They gave glory to God, overcame ‘worm of adversity’


By Jon Courson –

Boll Weevil

In the late 1800s, when cotton was undisputed king of the South, every cotton plantation in Coffee County, Alabama, was wiped out by the boll weevil. The economic fallout was disastrous, causing the Christians in the little town of Enterprise to meet together and pray, “We thank You, Lord, that you have blessed us for so many years with cotton. Now it’s gone, but we know You work all things together for good. So we trust You.”
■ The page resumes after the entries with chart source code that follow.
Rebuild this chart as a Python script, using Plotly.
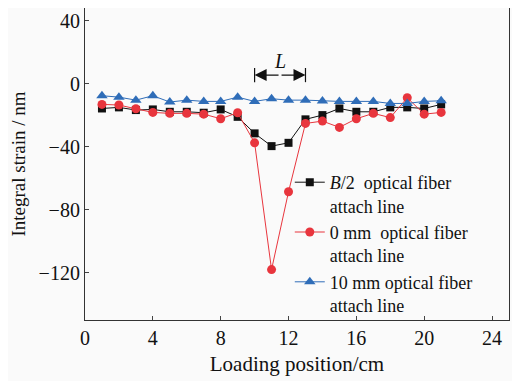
import plotly.graph_objects as go

positions = list(range(1, 22))
b2_line = [-15.7, -15.0, -16.7, -16.3, -17.8, -17.8, -18.4, -16.3, -21.0, -31.5, -39.6,
           -37.5, -22.6, -19.9, -15.7, -17.8, -17.8, -15.0, -15.0, -15.7, -13.1]
mm0_line = [-13.1, -13.5, -15.9, -18.2, -18.8, -18.8, -19.3, -22.2, -18.4, -37.5, -118.0,
            -68.6, -25.2, -23.7, -27.7, -22.2, -18.8, -21.5, -8.9, -19.3, -18.2]
mm10_line = [-7.6, -8.5, -10.4, -7.6, -11.6, -10.4, -11.2, -11.2, -8.5, -11.2, -9.5,
             -10.4, -10.4, -11.0, -11.2, -11.2, -11.2, -12.5, -12.5, -11.2, -10.8]
x_ticks = [0, 4, 8, 12, 16, 20, 24]
y_ticks = [40, 0, -40, -80, -120]
L_start, L_end, L_y = 10, 13, 5.5

FONT = "Liberation Serif"
fig = go.Figure()
fig.add_trace(go.Scatter(x=positions, y=b2_line, mode="lines+markers",
                         name="<i>B</i>/2\u00a0\u00a0optical fiber<br>attach line",
                         line=dict(color="#111111", width=1),
                         marker=dict(symbol="square", size=8, color="#111111")))
fig.add_trace(go.Scatter(x=positions, y=mm0_line, mode="lines+markers",
                         name="0 mm\u00a0\u00a0optical fiber<br>attach line",
                         line=dict(color="#e8353d", width=1),
                         marker=dict(symbol="circle", size=9, color="#e8353d")))
fig.add_trace(go.Scatter(x=positions, y=mm10_line, mode="lines+markers",
                         name="10 mm optical fiber<br>attach line",
                         line=dict(color="#2f6db8", width=1),
                         marker=dict(symbol="triangle-up", size=10, color="#2f6db8")))

mid = (L_start + L_end) / 2
for end in (L_start, L_end):
    fig.add_annotation(x=end, y=L_y, ax=mid, ay=L_y, xref="x", yref="y", axref="x", ayref="y",
                       text="", showarrow=True, arrowhead=2, arrowsize=2, arrowwidth=1.2,
                       arrowcolor="#111111", standoff=0)
    fig.add_shape(type="line", x0=end, x1=end, y0=L_y - 4.5, y1=L_y + 4.5, xref="x", yref="y",
                  line=dict(color="#111111", width=1.2))
fig.add_annotation(x=mid, y=L_y + 9, text="<i>L</i>", showarrow=False, xref="x", yref="y",
                   font=dict(family=FONT, size=20, color="#111111"))

fig.update_layout(
    width=512, height=373,
    margin=dict(l=77, r=11, t=0, b=61, autoexpand=False),
    paper_bgcolor="#fafafa", plot_bgcolor="#fafafa",
    font=dict(family=FONT, size=20, color="#111111"),
    showlegend=True,
    legend=dict(x=0.483, y=0.5, xanchor="left", yanchor="top", bgcolor="rgba(0,0,0,0)",
                font=dict(family=FONT, size=18, color="#111111"), valign="top",
                tracegroupgap=0, itemwidth=30),
)
fig.update_xaxes(range=[0, 25], tickvals=x_ticks, ticks="inside", ticklen=4,
                 showline=True, mirror=True, linecolor="#333333", linewidth=1.2,
                 showgrid=False, zeroline=False, automargin=False,
                 title=dict(text="Loading position/cm", font=dict(family=FONT, size=21), standoff=8))
fig.update_yaxes(range=[-150, 48.1], tickvals=y_ticks, ticks="inside", ticklen=4,
                 showline=True, mirror=True, linecolor="#333333", linewidth=1.2,
                 showgrid=False, zeroline=False, automargin=False,
                 title=dict(text="Integral strain / nm", font=dict(family=FONT, size=19), standoff=9))

fig.write_html("out.html")
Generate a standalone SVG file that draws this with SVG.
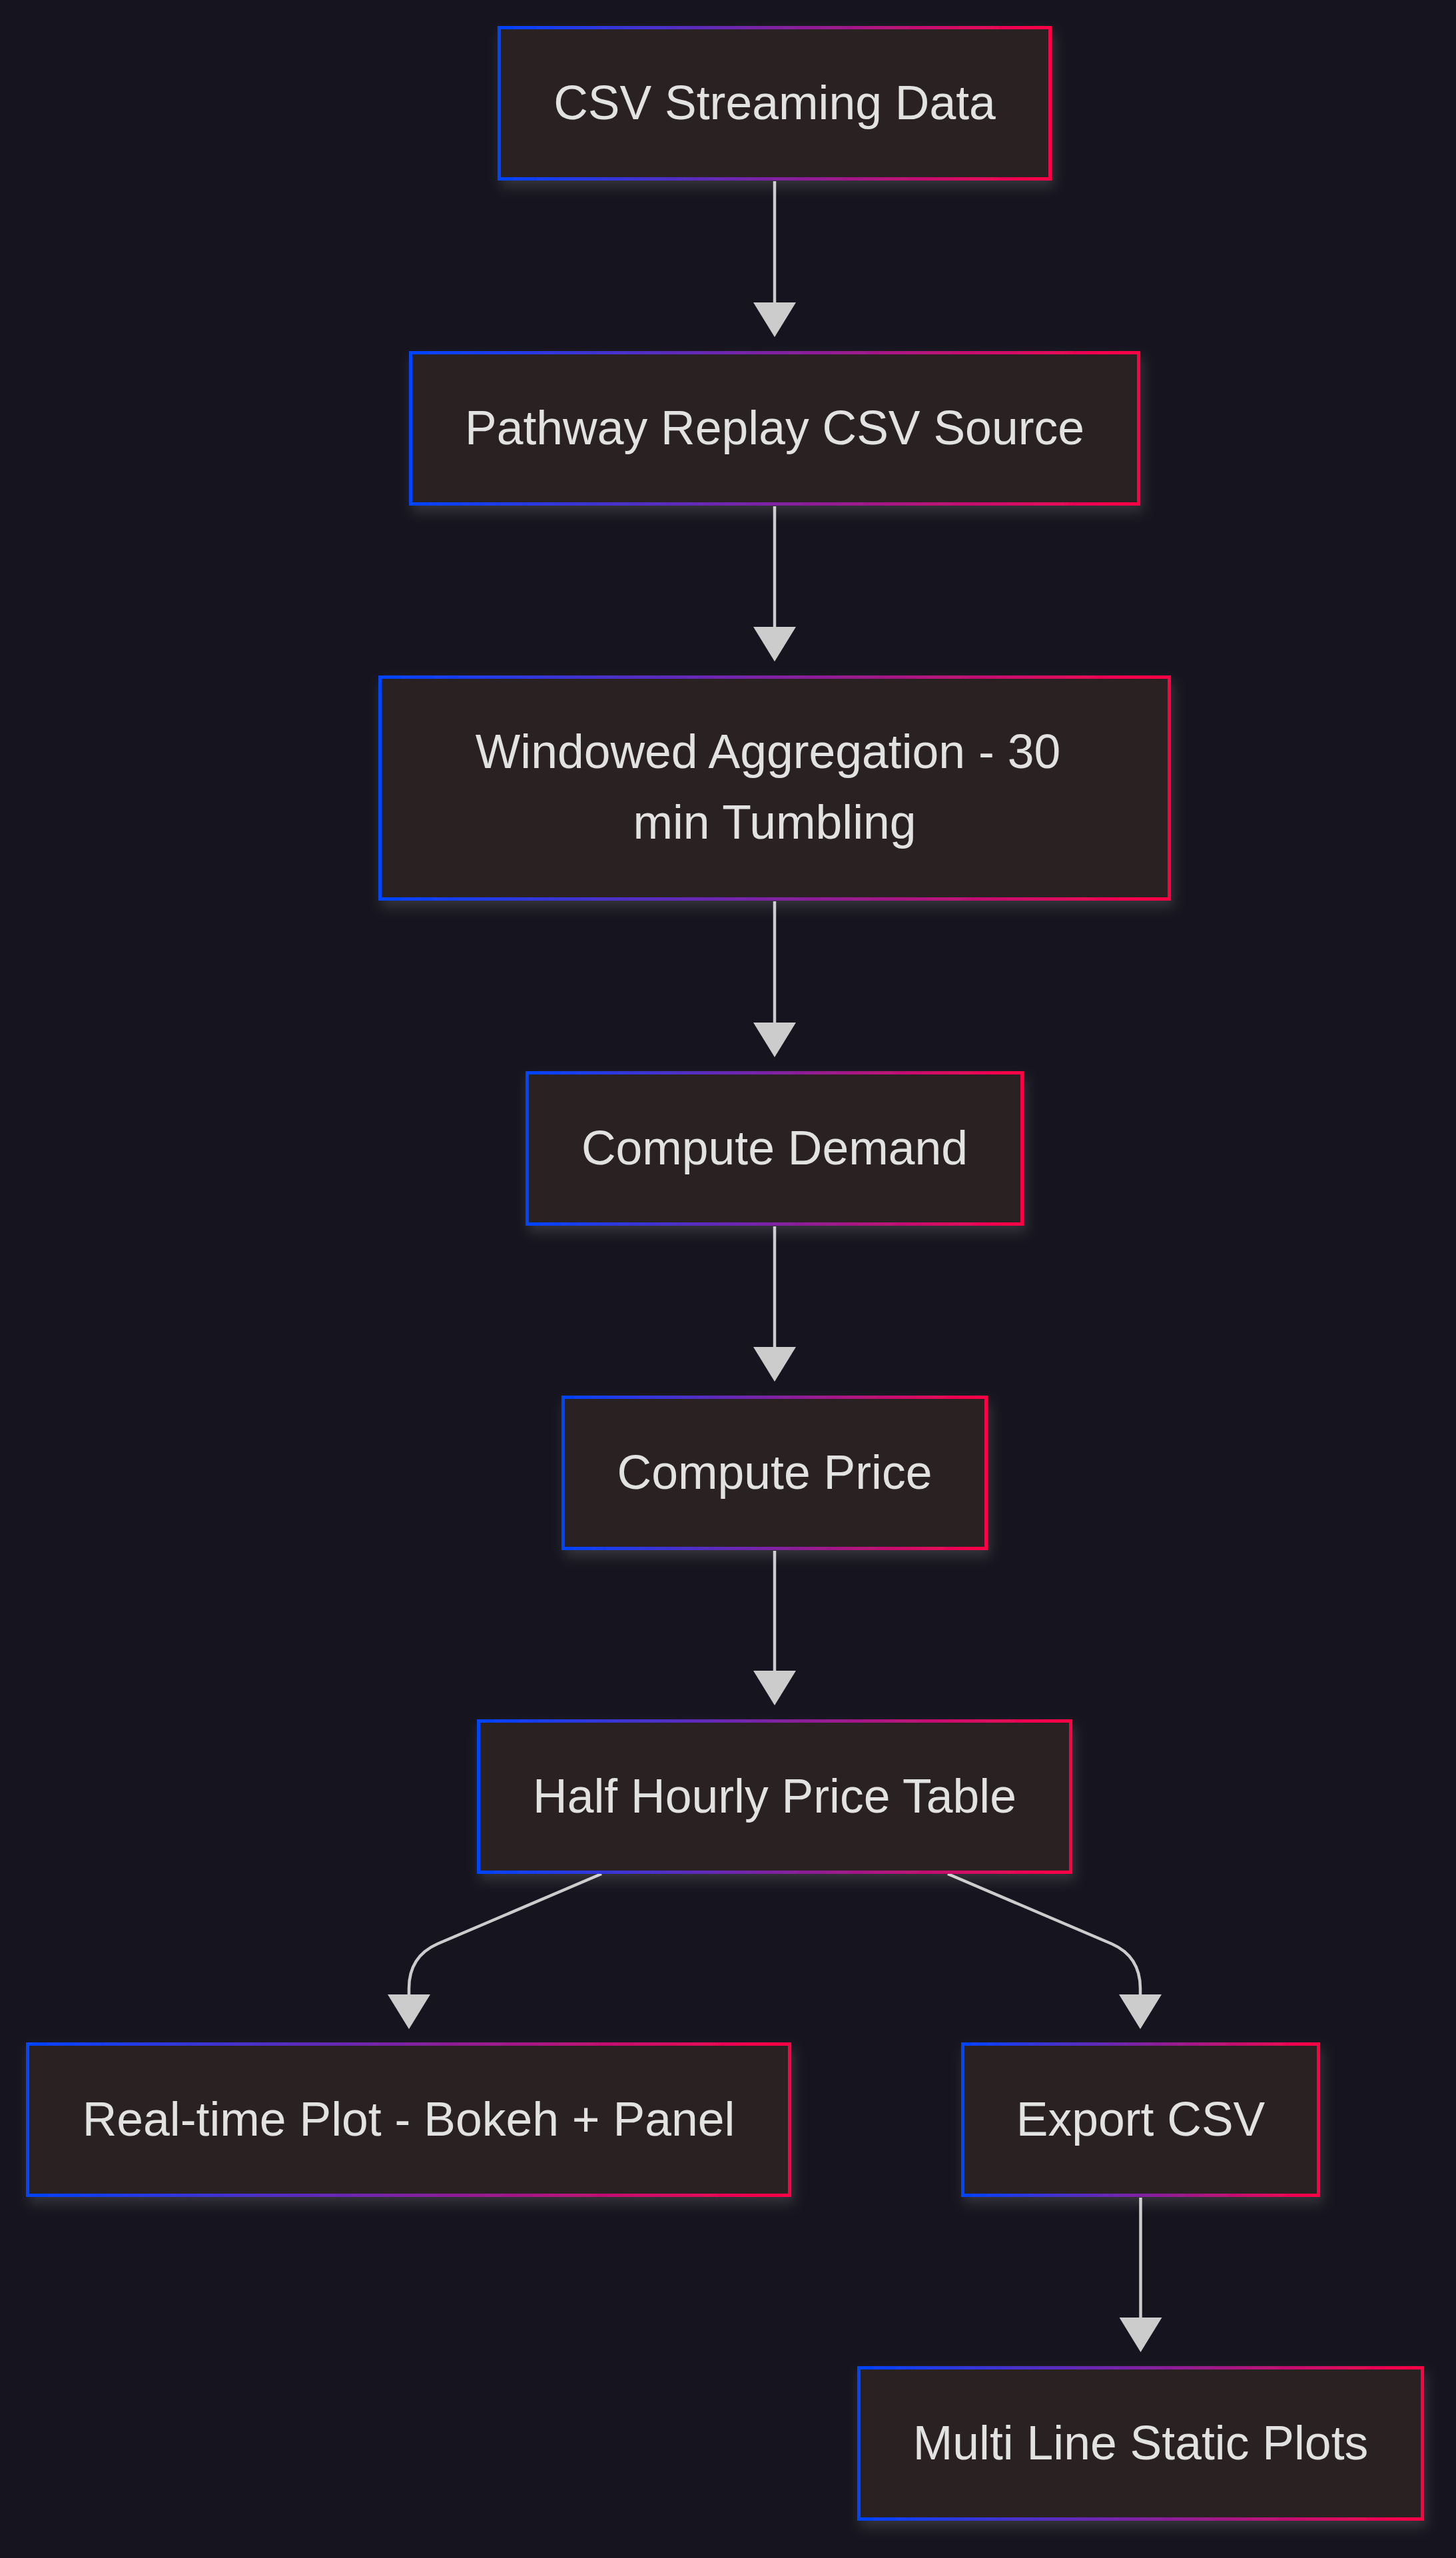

Following their prayer meeting, the town of Enterprise decided to change crops from cotton to peanuts. Now, although peanuts at the time were virtually unknown, there was a man of exceptional intelligence – one of the greatest thinkers in our country’s history – who in the same year the folks of Enterprise felt the Lord nudging them to plant peanuts, was also talking to the Lord. A wonderful believer, with a deep interest in astronomy, he prayed, “Father, teach me the secrets of the universe.” Then he hung his head and said, “Lord, I know that’s too presumptuous to ask. Just teach me about the peanut.”

The man’s name, of course, was George Washington Carver – and how the Lord answered his prayer! Beginning in 1895, Carver developed over three hundred products from the lowly peanut – of which the primary discovery, as far as I’m concerned, was peanut butter!

George Washington Carver

As a result of George Washington Carver’s discoveries, suddenly there was an unexpected, unprecedented demand for peanuts. And Coffee County began to prosper beyond belief. What had been a disaster became a blessing. What had been adversity became prosperity – all because instead of being eaten up by the worm of negativity, the people of Enterprise glorified God.

If you go to Enterprise today, you will see a monument in the town square with a boll weevil on top and this inscription below:

In profound appreciation for the boll weevil and what he has done as the herald of prosperity the monument is erected by the grateful citizens of Coffee County, Alabama. “All things work together for good” (see Romans 8:28).